Spam is so much prevalent on social media and apps that the comment boxes of our blogs and websites, social accounts and even SMS inbox often receive more of it than genuine messages.

What really is spam ?

Spam is an irrelevant and uninvited message. Spam is usually sent to many users with the help of an automated tool. Spam can contain malicious content too.

I give below the snap of spammy comments that I have received recently on this very blog. I have not included many that were exact repeats. So, it clearly is a case where someone might have found some merit in commenting on my blog (e.g. a backlink from a genuine website) and he/ she has automated the commenting process so that my blog gets repeated comments. None of the links look genuine as none is related to the topics covered in the blog, and none has the URL of the sender or a URL embedded in the comment. That shows, the commenter is either testing the ground or is not a professional spammer yet.
What would happen if I allowed all these comments on my blog is that search engines as well as visitors would consider my blog of low value, and the spammer would later start putting URLs of spurious websites in the comments. 
None of these comments has appeared on the blog is because  I have stopped them before they could harm the blog. How?

How to avoid comment spam?

Experts suggest many ways to avoid spam in comments. The main ones include:

1. Putting a captcha.
A captcha is the mechanism through which commenters are asked to prove that they are human beings and not a machine. There are different types of capthas: asking you to write numbers and digits shown against a meshy background, asking you to do a mathematical calculation, asking you to identify a particular type of pictures (e.g. a road sign or a flower) out of many given, and so on.
Captchas definitely make automatic spamming difficult but they are defenseless against spammers posting comments manually - but such spammers are also much less in number and they have physical limitations.
However, difficult or confusing captchas end up annoying genuine commenters.

2. Deleting spammy comments manually.
Since getting comments on blogs is difficult these days, some bloggers do not want genuine commenters to be put off by a captcha.
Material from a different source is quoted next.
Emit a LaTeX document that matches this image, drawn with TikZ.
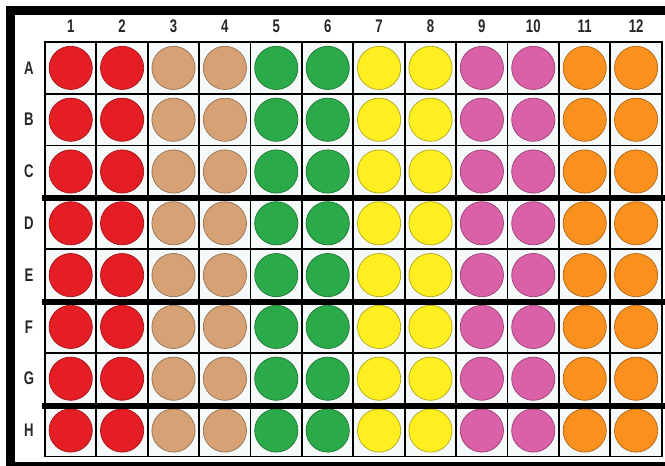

They would rather allow everybody to comment and then manually remove the unwanted comments at the end of the day.
This is a less efficient way of dealing with comment spam, but is OK with blogs that receive a mix of comments and not too much spam.

3. Comment moderation.
The most effective way to stop spam from appearing on your blog is to not allow its entry into the blog. For this, you have to check each comment and then allow whichever you want to appear on the blog. Blogger and Wordpress have inbuilt options for such comment moderation. Most website builders and content management systems (CMSs) have this provision.

4. Accepting comments only from an approved ID.
Some bloggers allow comments only from those with approved IDs. For example,
  • Some blogs do not allow anonymous blogging at all.
  • Wordpress can have a provision to allow comments only from Wordpress account holders. Blogs on the Blogger platform can limit commenting to those with Google Plus account.
  • One can install third-party commenting apps such as Disqus.
  • Many websites (e.g. news portals) allow commenting only from registered users.
This method is automated and so the blogger or website owner need not bother about the genuineness of commenters. However, it restricts comments from those not registered in a particular way. It also does not stop manual spamming by registered/ identified people.
5. Not accepting comments.
Ah! This is like keeping your house's door shut even for your friends.  Many news websites, government websites and big blogs allow you to share their comment on social media but would not allow you to react to them. I do not advocate this approach as it goes against the spirit of interaction on the web.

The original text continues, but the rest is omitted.